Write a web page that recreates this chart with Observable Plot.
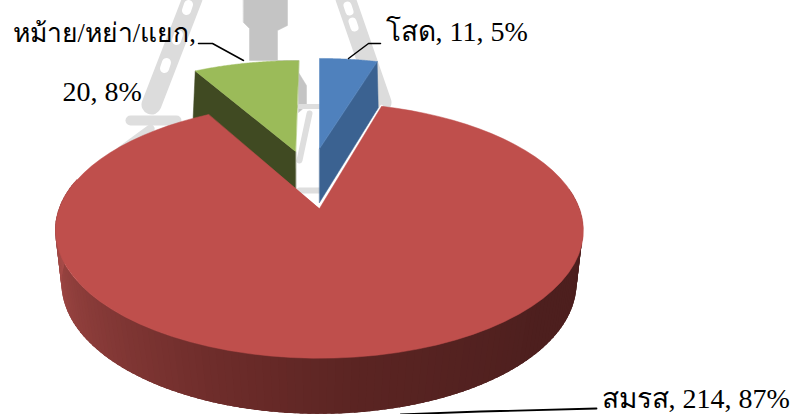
<!DOCTYPE html>
<html><head><meta charset="utf-8">
<script src="https://cdn.jsdelivr.net/npm/d3@7"></script>
<script src="https://cdn.jsdelivr.net/npm/@observablehq/plot@0.6"></script>
<style>html,body{margin:0;padding:0;background:#fff;overflow:hidden}svg{display:block}</style>
</head><body><div id="c"></div>
<script>
const categories = ["โสด","สมรส","หม้าย/หย่า/แยก"];
const counts = [11,214,20];
const percents = ["5%","87%","8%"];
const explodeU = [0,0,-0.10];
const explodeV = [0.528,0,0.50];
const topColors = ["#4f81bd","#bf4f4c","#9bbb59"];
const cutColors = ["#3b6291","#8a3a37","#404a22"];
const wallStops = [Math.PI*0.5,Math.PI*0.72,Math.PI*0.95,Math.PI*1.1,Math.PI*1.5];
const wallColors = ["#4c1f1e","#4d1f1e","#5a2422","#6d2c2a","#a84c49"];

const total = d3.sum(counts);
const cx = 319, topPlane = {k:.172,A:260,B:124,y0:208}, botPlane = {k:.14,A:255,B:128,y0:265};
function proj(p,u,v){const w=1+p.k*v;return {x:cx+p.A*u/w,y:p.y0-p.B*v/w};}
let acc=0;
const slices = counts.map((c,i)=>{const a0=acc/total*2*Math.PI;acc+=c;return {i,a0,a1:acc/total*2*Math.PI,du:explodeU[i],dv:explodeV[i]};});
function rim(s,n=80){return d3.range(n+1).map(j=>{const t=s.a0+(s.a1-s.a0)*j/n;return [s.du+Math.sin(t),s.dv+Math.cos(t)];});}
const wedge=(s,p)=>[[s.du,s.dv],...rim(s)].map(([u,v])=>proj(p,u,v));
const cutFace=(s,t)=>{ const a=[s.du,s.dv],b=[s.du+Math.sin(t),s.dv+Math.cos(t)];
  return [proj(topPlane,...a),proj(topPlane,...b),proj(botPlane,...b),proj(botPlane,...a)];};

// front wall of the large slice, overlapping strips so the shading can vary along it
const step=Math.PI/120;
const wallAngles=d3.range(Math.PI*0.45,Math.PI*1.56,step);
const wall=[];
wallAngles.forEach((t,i)=>{[t,t+step*2.5].forEach(a=>{
  const u=Math.sin(a),v=Math.cos(a),p=proj(topPlane,u,v),q=proj(botPlane,u,v);
  wall.push({x1:p.x,y1:p.y,x2:q.x,y2:q.y,z:i,t});});});

const green=slices[2],blue=slices[0],red=slices[1];
const poly=(pts,fill,extra={})=>Plot.line(pts,{x:"x",y:"y",fill,stroke:fill,strokeWidth:.5,curve:"linear-closed",...extra});

const leaders=[
 {id:0,pts:[[380,43],[368,43],[348,58]],w:1.5},
 {id:2,pts:[[198,43],[212,43],[243,60]],w:1.5},
 {id:1,pts:[[596,408],[480,411],[400,414]],w:1.8}];
const leaderRows=leaders.flatMap(l=>l.pts.map(([x,y])=>({x,y,id:l.id})));

// faint background emblem
const emblemBands=[
 {c:"#dcdcdc",w:20,pts:[[192,-2],[151,104]]},
 {c:"#dcdcdc",w:20,pts:[[345,-2],[381,102]]},
 {c:"#dedede",w:10,pts:[[130,120],[176,120]]},
 {c:"#dedede",w:8,pts:[[120,150],[150,128]]},
 {c:"#dedede",w:6,pts:[[299,160],[309,113]]},
 {c:"#dedede",w:5,pts:[[299,106],[320,106]]},
 {c:"#dedede",w:6,pts:[[299,190],[320,190]]},
 {c:"#ffffff",w:9,pts:[[188,4],[186,10]]},
 {c:"#ffffff",w:9,pts:[[178,34],[176,40]]},
 {c:"#ffffff",w:9,pts:[[166,62],[164,68]]},
 {c:"#ffffff",w:8,pts:[[347,5],[349,11]]},
 {c:"#ffffff",w:8,pts:[[352,21],[354,27]]}
];
const emblemRows=emblemBands.flatMap((e,i)=>e.pts.map(([x,y])=>({x,y,i})));
const figureX=[243,287,287,277,277,298,306,306,298,298,249,249,243];
const figureY=[-2,-2,25,30,60,72,85,105,112,60,60,28,22];
const figure=figureX.map((x,i)=>({x,y:figureY[i]}));

const labelFont={fontFamily:"'Liberation Serif','Times New Roman',serif",fill:"#000",lineAnchor:"middle",textAnchor:"start"};
const labelRows=[
 {x:385,y:32,t:`${categories[0]}, ${counts[0]}, ${percents[0]}`},
 {x:62,y:92,t:`${counts[2]}, ${percents[2]}`},
 {x:601,y:399,t:`${categories[1]}, ${counts[1]}, ${percents[1]}`}];
const longLabel=[{x:12,y:33,t:`${categories[2]},`}];

const chart=Plot.plot({
 width:795,height:414,margin:0,
 x:{type:"linear",domain:[0,795],range:[0,795],axis:null},
 y:{type:"linear",domain:[0,414],range:[0,414],axis:null},
 color:{type:"linear",domain:wallStops,range:wallColors},
 style:{background:"#fff"},
 marks:[
  poly(figure,"#c4c4c4"),
  ...emblemBands.map((e,i)=>Plot.line(emblemRows.filter(d=>d.i===i),{x:"x",y:"y",stroke:e.c,strokeWidth:e.w})),
  poly(cutFace(green,green.a0),cutColors[2]),
  poly(wedge(green,topPlane),topColors[2]),
  poly(cutFace(blue,blue.a1),cutColors[0]),
  poly(wedge(blue,topPlane),topColors[0]),
  Plot.area(wall,{x1:"x1",y1:"y1",x2:"x2",y2:"y2",z:"z",fill:"t"}),
  Plot.line([proj(topPlane,0,0),proj(topPlane,Math.sin(red.a0),Math.cos(red.a0))],{x:"x",y:"y",stroke:"#fff",strokeWidth:3}),
  poly(wedge(red,topPlane),topColors[1]),
  ...leaders.map(l=>Plot.line(leaderRows.filter(d=>d.id===l.id),{x:"x",y:"y",stroke:"#000",strokeWidth:l.w})),
  Plot.text(labelRows,{x:"x",y:"y",text:"t",fontSize:28,...labelFont}),
  Plot.text(longLabel,{x:"x",y:"y",text:"t",fontSize:26.5,...labelFont})
 ]
});
document.getElementById("c").append(chart);
</script></body></html>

******************************

» **To do**
Reproduce the whole listing exactly, but not the images in it.

» **Full response**
Write a web page that recreates this chart with Observable Plot.
<!DOCTYPE html>
<html><head><meta charset="utf-8">
<script src="https://cdn.jsdelivr.net/npm/d3@7"></script>
<script src="https://cdn.jsdelivr.net/npm/@observablehq/plot@0.6"></script>
<style>html,body{margin:0;padding:0;background:#fff;overflow:hidden}svg{display:block}</style>
</head><body><div id="c"></div>
<script>
const categories = ["โสด","สมรส","หม้าย/หย่า/แยก"];
const counts = [11,214,20];
const percents = ["5%","87%","8%"];
const explodeU = [0,0,-0.10];
const explodeV = [0.528,0,0.50];
const topColors = ["#4f81bd","#bf4f4c","#9bbb59"];
const cutColors = ["#3b6291","#8a3a37","#404a22"];
const wallStops = [Math.PI*0.5,Math.PI*0.72,Math.PI*0.95,Math.PI*1.1,Math.PI*1.5];
const wallColors = ["#4c1f1e","#4d1f1e","#5a2422","#6d2c2a","#a84c49"];

const total = d3.sum(counts);
const cx = 319, topPlane = {k:.172,A:260,B:124,y0:208}, botPlane = {k:.14,A:255,B:128,y0:265};
function proj(p,u,v){const w=1+p.k*v;return {x:cx+p.A*u/w,y:p.y0-p.B*v/w};}
let acc=0;
const slices = counts.map((c,i)=>{const a0=acc/total*2*Math.PI;acc+=c;return {i,a0,a1:acc/total*2*Math.PI,du:explodeU[i],dv:explodeV[i]};});
function rim(s,n=80){return d3.range(n+1).map(j=>{const t=s.a0+(s.a1-s.a0)*j/n;return [s.du+Math.sin(t),s.dv+Math.cos(t)];});}
const wedge=(s,p)=>[[s.du,s.dv],...rim(s)].map(([u,v])=>proj(p,u,v));
const cutFace=(s,t)=>{ const a=[s.du,s.dv],b=[s.du+Math.sin(t),s.dv+Math.cos(t)];
  return [proj(topPlane,...a),proj(topPlane,...b),proj(botPlane,...b),proj(botPlane,...a)];};

// front wall of the large slice, overlapping strips so the shading can vary along it
const step=Math.PI/120;
const wallAngles=d3.range(Math.PI*0.45,Math.PI*1.56,step);
const wall=[];
wallAngles.forEach((t,i)=>{[t,t+step*2.5].forEach(a=>{
  const u=Math.sin(a),v=Math.cos(a),p=proj(topPlane,u,v),q=proj(botPlane,u,v);
  wall.push({x1:p.x,y1:p.y,x2:q.x,y2:q.y,z:i,t});});});

const green=slices[2],blue=slices[0],red=slices[1];
const poly=(pts,fill,extra={})=>Plot.line(pts,{x:"x",y:"y",fill,stroke:fill,strokeWidth:.5,curve:"linear-closed",...extra});

const leaders=[
 {id:0,pts:[[380,43],[368,43],[348,58]],w:1.5},
 {id:2,pts:[[198,43],[212,43],[243,60]],w:1.5},
 {id:1,pts:[[596,408],[480,411],[400,414]],w:1.8}];
const leaderRows=leaders.flatMap(l=>l.pts.map(([x,y])=>({x,y,id:l.id})));

// faint background emblem
const emblemBands=[
 {c:"#dcdcdc",w:20,pts:[[192,-2],[151,104]]},
 {c:"#dcdcdc",w:20,pts:[[345,-2],[381,102]]},
 {c:"#dedede",w:10,pts:[[130,120],[176,120]]},
 {c:"#dedede",w:8,pts:[[120,150],[150,128]]},
 {c:"#dedede",w:6,pts:[[299,160],[309,113]]},
 {c:"#dedede",w:5,pts:[[299,106],[320,106]]},
 {c:"#dedede",w:6,pts:[[299,190],[320,190]]},
 {c:"#ffffff",w:9,pts:[[188,4],[186,10]]},
 {c:"#ffffff",w:9,pts:[[178,34],[176,40]]},
 {c:"#ffffff",w:9,pts:[[166,62],[164,68]]},
 {c:"#ffffff",w:8,pts:[[347,5],[349,11]]},
 {c:"#ffffff",w:8,pts:[[352,21],[354,27]]}
];
const emblemRows=emblemBands.flatMap((e,i)=>e.pts.map(([x,y])=>({x,y,i})));
const figureX=[243,287,287,277,277,298,306,306,298,298,249,249,243];
const figureY=[-2,-2,25,30,60,72,85,105,112,60,60,28,22];
const figure=figureX.map((x,i)=>({x,y:figureY[i]}));

const labelFont={fontFamily:"'Liberation Serif','Times New Roman',serif",fill:"#000",lineAnchor:"middle",textAnchor:"start"};
const labelRows=[
 {x:385,y:32,t:`${categories[0]}, ${counts[0]}, ${percents[0]}`},
 {x:62,y:92,t:`${counts[2]}, ${percents[2]}`},
 {x:601,y:399,t:`${categories[1]}, ${counts[1]}, ${percents[1]}`}];
const longLabel=[{x:12,y:33,t:`${categories[2]},`}];

const chart=Plot.plot({
 width:795,height:414,margin:0,
 x:{type:"linear",domain:[0,795],range:[0,795],axis:null},
 y:{type:"linear",domain:[0,414],range:[0,414],axis:null},
 color:{type:"linear",domain:wallStops,range:wallColors},
 style:{background:"#fff"},
 marks:[
  poly(figure,"#c4c4c4"),
  ...emblemBands.map((e,i)=>Plot.line(emblemRows.filter(d=>d.i===i),{x:"x",y:"y",stroke:e.c,strokeWidth:e.w})),
  poly(cutFace(green,green.a0),cutColors[2]),
  poly(wedge(green,topPlane),topColors[2]),
  poly(cutFace(blue,blue.a1),cutColors[0]),
  poly(wedge(blue,topPlane),topColors[0]),
  Plot.area(wall,{x1:"x1",y1:"y1",x2:"x2",y2:"y2",z:"z",fill:"t"}),
  Plot.line([proj(topPlane,0,0),proj(topPlane,Math.sin(red.a0),Math.cos(red.a0))],{x:"x",y:"y",stroke:"#fff",strokeWidth:3}),
  poly(wedge(red,topPlane),topColors[1]),
  ...leaders.map(l=>Plot.line(leaderRows.filter(d=>d.id===l.id),{x:"x",y:"y",stroke:"#000",strokeWidth:l.w})),
  Plot.text(labelRows,{x:"x",y:"y",text:"t",fontSize:28,...labelFont}),
  Plot.text(longLabel,{x:"x",y:"y",text:"t",fontSize:26.5,...labelFont})
 ]
});
document.getElementById("c").append(chart);
</script></body></html>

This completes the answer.